I had to read it a few times at various points over the last 18 months to really get where he was going with it. Since then it's provided some very useful heuristics for designing businesses, marketing strategies, business models, etc.

I had it forwarded to me a while back and have been meaning to give it a more serious look. Great point on Wikipedia: "Wikipedia is radical because, by using a
community, it has hit upon the fact that communities can organize the production of knowledge resources more efficiently and often than core-focused firms – an innovation that open-source software innovators pioneered."

Thanks Ethan for the link to Bubblegeneration, I added them to my blogroll and Reader.

Marc

I'm glad that was useful!

If I were to distill down a lot of his ~2006 work, it would be: firms aren't that productive; firms should instead create or maintain markets, networks, or communities to create maximum value.

As he said in a BGen post, these are the new bottlenecks in the network economy.

If you buy into that, there are is a whole host of implications that he's gone into.

In general, the science and passion that he brings to network econ and strategy has been really inspiring for me.

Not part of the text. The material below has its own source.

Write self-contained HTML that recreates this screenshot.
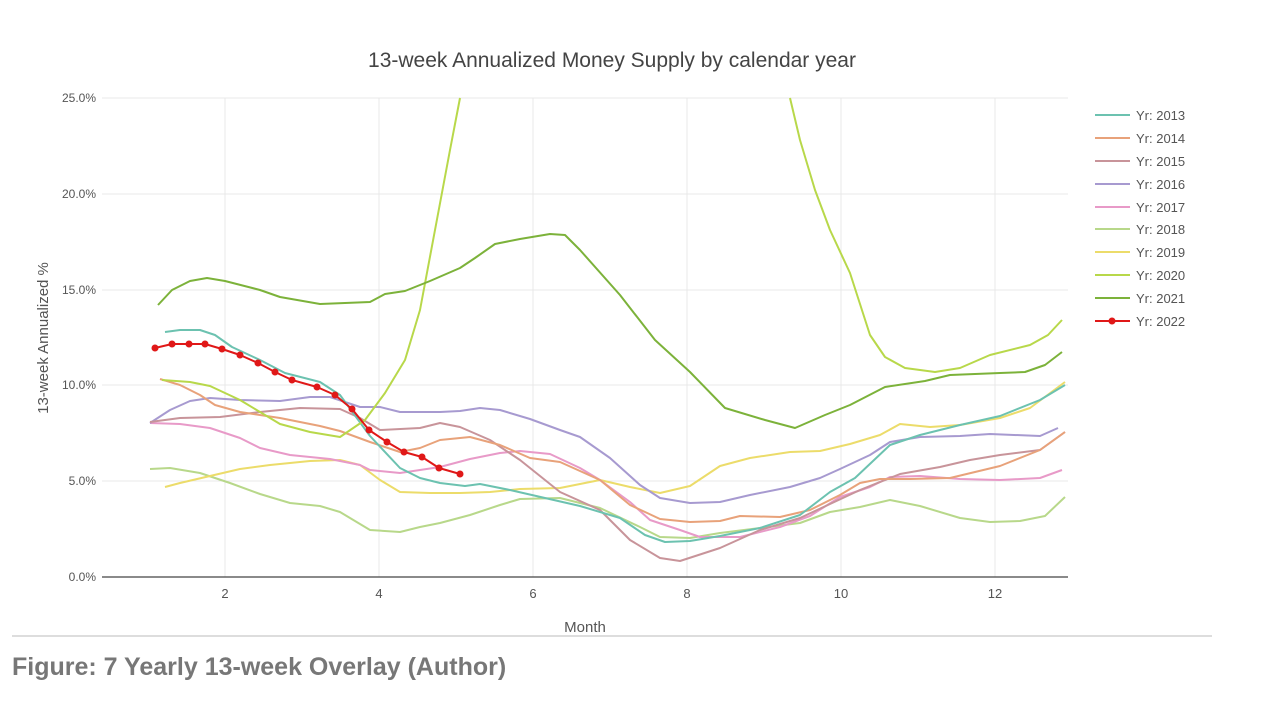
<!DOCTYPE html>
<html><head><meta charset="utf-8"><style>
body{margin:0;background:#fff;width:1262px;height:700px;overflow:hidden;font-family:"Liberation Sans",sans-serif}
</style></head><body>
<svg width="1262" height="700" xmlns="http://www.w3.org/2000/svg" font-family="Liberation Sans, sans-serif">
<text x="612" y="67" font-size="21" fill="#444" text-anchor="middle">13-week Annualized Money Supply by calendar year</text>
<g stroke="#e8e8e8" stroke-width="1">
<line x1="225" y1="98" x2="225" y2="577"/><line x1="379" y1="98" x2="379" y2="577"/><line x1="533" y1="98" x2="533" y2="577"/>
<line x1="687" y1="98" x2="687" y2="577"/><line x1="841" y1="98" x2="841" y2="577"/><line x1="995" y1="98" x2="995" y2="577"/>
<line x1="102" y1="98" x2="1068" y2="98"/><line x1="102" y1="194" x2="1068" y2="194"/><line x1="102" y1="290" x2="1068" y2="290"/>
<line x1="102" y1="385" x2="1068" y2="385"/><line x1="102" y1="481" x2="1068" y2="481"/>
</g>
<line x1="102" y1="577" x2="1068" y2="577" stroke="#444" stroke-width="1.2"/>
<g font-size="12" fill="#555" text-anchor="end">
<text x="96" y="102">25.0%</text><text x="96" y="198">20.0%</text><text x="96" y="294">15.0%</text>
<text x="96" y="389">10.0%</text><text x="96" y="485">5.0%</text><text x="96" y="581">0.0%</text>
</g>
<g font-size="13" fill="#555" text-anchor="middle">
<text x="225" y="598">2</text><text x="379" y="598">4</text><text x="533" y="598">6</text><text x="687" y="598">8</text><text x="841" y="598">10</text><text x="995" y="598">12</text>
<text x="585" y="632" font-size="15">Month</text>
</g>
<text transform="translate(48,338) rotate(-90)" font-size="15" fill="#555" text-anchor="middle">13-week Annualized %</text>
<g fill="none" stroke-width="2" stroke-linejoin="round">
<polyline stroke="#b8d88a" points="150,469 170,468 200,473 230,483 260,494 290,503 320,506 340,512 370,530 400,532 420,527 440,523 470,515 500,505 520,499 560,498 600,508 640,527 660,537 690,538 720,533 760,528 800,523 830,512 860,507 890,500 920,506 960,518 990,522 1020,521 1045,516 1065,497"/>
<polyline stroke="#ecdc6a" points="165,487 180,483 210,476 240,469 270,465 310,461 340,460 360,465 380,480 400,492 430,493 460,493 490,492 520,489 560,488 600,480 630,487 660,493 690,486 720,466 750,458 790,452 820,451 850,444 880,435 900,424 930,427 960,425 1000,418 1030,408 1065,382"/>
<polyline stroke="#e89ac8" points="150,423 180,424 210,428 240,438 260,448 290,455 330,459 360,465 370,470 400,473 440,467 470,459 500,453 520,451 550,454 580,468 600,480 630,502 650,520 680,530 700,537 740,537 780,527 810,516 840,497 870,487 890,477 920,476 960,479 1000,480 1040,478 1062,470"/>
<polyline stroke="#a79ad0" points="150,423 170,410 190,401 210,398 240,400 280,401 310,397 330,397 360,407 380,407 400,412 440,412 460,411 480,408 500,410 530,419 560,430 580,437 610,458 640,485 660,498 690,503 720,502 750,495 790,487 820,478 840,469 870,455 890,442 920,437 960,436 990,434 1040,436 1058,428"/>
<polyline stroke="#c8949a" points="150,422 180,418 220,417 260,412 300,408 340,409 360,418 380,430 420,428 440,423 460,427 490,440 520,460 560,492 600,510 630,540 660,558 680,561 720,548 760,530 800,518 830,504 860,490 900,474 940,467 970,460 1000,455 1040,450 1065,432"/>
<polyline stroke="#e8a27a" points="160,379 180,385 200,395 215,405 240,412 280,418 320,426 340,431 370,442 400,452 420,448 440,440 470,437 500,445 530,458 560,462 600,480 630,505 660,519 690,522 720,521 740,516 780,517 810,510 840,495 860,483 880,479 910,479 950,478 1000,466 1040,450 1065,432"/>
<polyline stroke="#6cc2b0" points="165,332 180,330 200,330 215,335 232,347 260,360 285,373 320,382 340,395 370,436 400,468 420,478 440,483 465,486 480,484 510,490 545,498 580,506 620,518 645,535 665,542 690,541 720,536 760,528 800,515 830,492 855,478 890,445 920,435 960,425 1000,416 1040,400 1065,385"/>
<polyline stroke="#b8d84a" points="162,380 190,382 210,386 240,400 260,412 280,424 310,432 340,437 365,420 385,393 405,360 420,310 435,230 450,150 460,98"/>
<polyline stroke="#b8d84a" points="790,98 800,140 815,190 830,230 850,273 870,335 885,357 905,368 935,372 960,368 990,355 1030,345 1048,335 1062,320"/>
<polyline stroke="#7cb23a" points="158,305 172,290 190,281 207,278 225,281 260,290 280,297 320,304 345,303 370,302 385,294 405,291 430,281 460,268 475,258 495,244 520,239 550,234 565,235 580,250 620,295 655,340 690,372 725,408 765,420 795,428 825,415 850,405 885,387 925,381 950,375 975,374 1000,373 1025,372 1045,365 1062,352"/>
<polyline stroke="#e01818" points="155,348 172,344 189,344 205,344 222,349 240,355 258,363 275,372 292,380 317,387 335,395 352,409 369,430 387,442 404,452 422,457 439,468 460,474"/>
</g>
<g fill="#e01818">
<circle cx="155" cy="348" r="3.5"/><circle cx="172" cy="344" r="3.5"/><circle cx="189" cy="344" r="3.5"/><circle cx="205" cy="344" r="3.5"/><circle cx="222" cy="349" r="3.5"/><circle cx="240" cy="355" r="3.5"/><circle cx="258" cy="363" r="3.5"/><circle cx="275" cy="372" r="3.5"/><circle cx="292" cy="380" r="3.5"/><circle cx="317" cy="387" r="3.5"/><circle cx="335" cy="395" r="3.5"/><circle cx="352" cy="409" r="3.5"/><circle cx="369" cy="430" r="3.5"/><circle cx="387" cy="442" r="3.5"/><circle cx="404" cy="452" r="3.5"/><circle cx="422" cy="457" r="3.5"/><circle cx="439" cy="468" r="3.5"/><circle cx="460" cy="474" r="3.5"/>
</g>
<g font-size="13" fill="#555" stroke-width="2">
<line x1="1095" y1="115" x2="1130" y2="115" stroke="#6cc2b0"/><text x="1136" y="120">Yr: 2013</text>
<line x1="1095" y1="138" x2="1130" y2="138" stroke="#e8a27a"/><text x="1136" y="143">Yr: 2014</text>
<line x1="1095" y1="161" x2="1130" y2="161" stroke="#c8949a"/><text x="1136" y="166">Yr: 2015</text>
<line x1="1095" y1="184" x2="1130" y2="184" stroke="#a79ad0"/><text x="1136" y="189">Yr: 2016</text>
<line x1="1095" y1="207" x2="1130" y2="207" stroke="#e89ac8"/><text x="1136" y="212">Yr: 2017</text>
<line x1="1095" y1="229" x2="1130" y2="229" stroke="#b8d88a"/><text x="1136" y="234">Yr: 2018</text>
<line x1="1095" y1="252" x2="1130" y2="252" stroke="#ecdc6a"/><text x="1136" y="257">Yr: 2019</text>
<line x1="1095" y1="275" x2="1130" y2="275" stroke="#b8d84a"/><text x="1136" y="280">Yr: 2020</text>
<line x1="1095" y1="298" x2="1130" y2="298" stroke="#7cb23a"/><text x="1136" y="303">Yr: 2021</text>
<line x1="1095" y1="321" x2="1130" y2="321" stroke="#e01818"/><circle cx="1112" cy="321" r="3.5" fill="#e01818"/><text x="1136" y="326">Yr: 2022</text>
</g>
<line x1="12" y1="636" x2="1212" y2="636" stroke="#bbb" stroke-width="1"/>
<text x="12" y="675" font-size="25" font-weight="bold" fill="#777">Figure: 7 Yearly 13-week Overlay (Author)</text>
</svg>
</body></html>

To connect this back to your original post, check out this 6/24/08 Washington Post article on Al-qaeda's Internet strategy...I'm completely dumbfounded. A truly awesome story:

http://www.washingtonpost.com/wp-dyn/content/article/2008/06/23/AR2008062302135.html

Organize the world's freedom?

- Ethan

Greetings from Italy, a different point of view on the same line.
Since first industry revolution we all have seen that econimic enviroment needs some time to move new tools to a productive way. The point is that now timeframe is quite short to absorbe all these tools because new ones come over quickly.
Moreover there is human mindset. Every time we have an inflection point in some areas (like economy but also scientific discoveries) we (human race i mean) need to have the right thoughts to support this changement.
However this post looks like a good contribution to this mind reasearch.

This is a fantastic and long-overdue discussion. What many of these internet-specific questions really get to is what should be the larger purpose of software. What human values should software embody, and how should developers then integrate those values into code?

http://thenerfherder.blogspot.com/2008/06/web-debate-on-saving-world.html

I very much like Rob's question "what should be the larger purpose of software." I hope that the ecosystemic nature of internet development will point to some answers. However, as much as ecology is an apt metaphor for digital community - in its dynamic development and organic integration of ideas in (often serendipitous) boundary moments/objects/events, there continues to be a tension between the ubiquity of software and the reality of experience, a tension which is ignored by many - how do we engage the palpable existence of the world we are trying to "save" without knowing it?